Know the Primary Styles
Wine isn’t just white or red – though, that is a great place to start! You’re probably familiar with a few of the big names on your venue’s wine list, whether you’ve had them before or simply recognize the name.
When it comes to whites, there is often a Chardonnay – a favorite alongside seafood – Riesling – which is usually quite crisp and clean with a fruity flavor – a Pinot, and a Sauvignon Blanc – one of the most versatile types of white wine.
When you’re chatting about red wine, there are a few standards to remember: Merlot and Cabernet Sauvignon – which are both often paired with red meat – Pinot Noir, and Shiraz. If your establishment carries dessert or sweet wines, you’re likely to come across a rose, different types of fortified wine, and port.

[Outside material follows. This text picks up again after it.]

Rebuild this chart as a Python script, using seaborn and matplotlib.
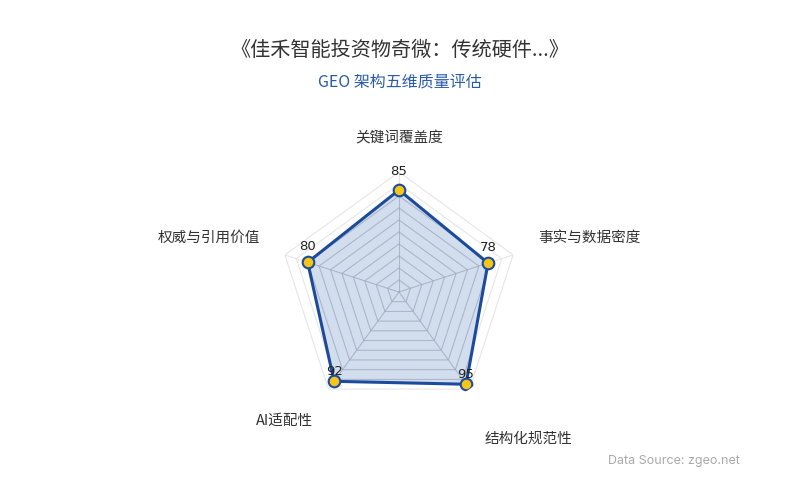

Establish What Your Customer Likes
Your customers are ready to order, and they’re asking about the wine list. It can be a tricky situation if you’re new to wine, or aren’t used to talking about it in great detail.
An excellent way to get started in this situation is simply to ask them what they usually enjoy. Chat to them about the wine they regularly drink, if they have white or red in mind, if they’re wanting to pair it with their food, and if they are looking to try something new – or happy to go with an old faithful.
Asking those questions will not only allow you to recommend the most appropriate wines for your customer, but it will also show that you are taking an interest and are dedicated to your job – you aren’t just recommending any old wine off the list to get the order completed!
Dry, Sweet, Earthy?
Wine pros throw around a lot of terms when it comes to discussing the flavor and feel of the wine they are drinking.
When it comes to describing certain wines on your venue’s list, connoisseurs will often want to hear about the flavor and body before they make their decision.
Whites are often described as ‘dry,’ which is a good term to go for with most white wines, as long as they aren’t dessert wines or specifically sweet.
Sweet wines are a little easier to describe, as they’re more noticeable in their category: dessert wines, ports, and certain whites. You might also like to talk about the fruit flavoring that drinkers might experience with the wine, or if it is a particularly aged wine, discuss the ‘oak’ – the flavoring that the drink develops as it ages. ‘Earthy’ wines are those that remind you of farmlands and freshly cut grass.
The ‘body’ is another important way to discuss wine; basically, it’s the way the wine feels as you drink it: is it full-bodied like cream, or light like drinking water?
Know Your Regions
For many people, the region that their wine was created in matters. Some regions are known for their wine-making due to the area’s weather and particular techniques, so many wine-drinkers will prefer them. In Australia, for example, our wine comes from all over the country, but there are a few key areas to remember.
South Australia accounts for almost 50% of all our wine production, and the Clare Valley and Barossa Valley are big regions for production. In WA, Margaret River is a big wine region, and Tasmania is known for its winemaking throughout. We also drink a lot of wine from New Zealand, as their cooler temperatures allow for the perfect weather.
Read up on the regions and become familiar with what’s available on your venue’s wine list.
Food + Wine = Heaven
For many people, wine isn’t just a drink on the side – it’s a big part of their dining experience. Wine is incredibly versatile, and unlike many other alcoholic drinks, can be paired with certain foods to enhance not only the food itself – but the wine too.
When studying your wine list, look at your menu and think about what matches well so you can recommend pairings to customers. As we mentioned, Chardonnays are often matched with seafood, many reds go with red meat, Sauvignon Blanc is great with a big bowl of pasta, and dessert wines are a great sip alongside a big piece of mud cake.
See? Not that scary, right? You won’t learn the ins and outs of wine overnight, but as long as you do your research when it comes to the wine list you’re working with at your venue, you’ll be talking like a pro in no time.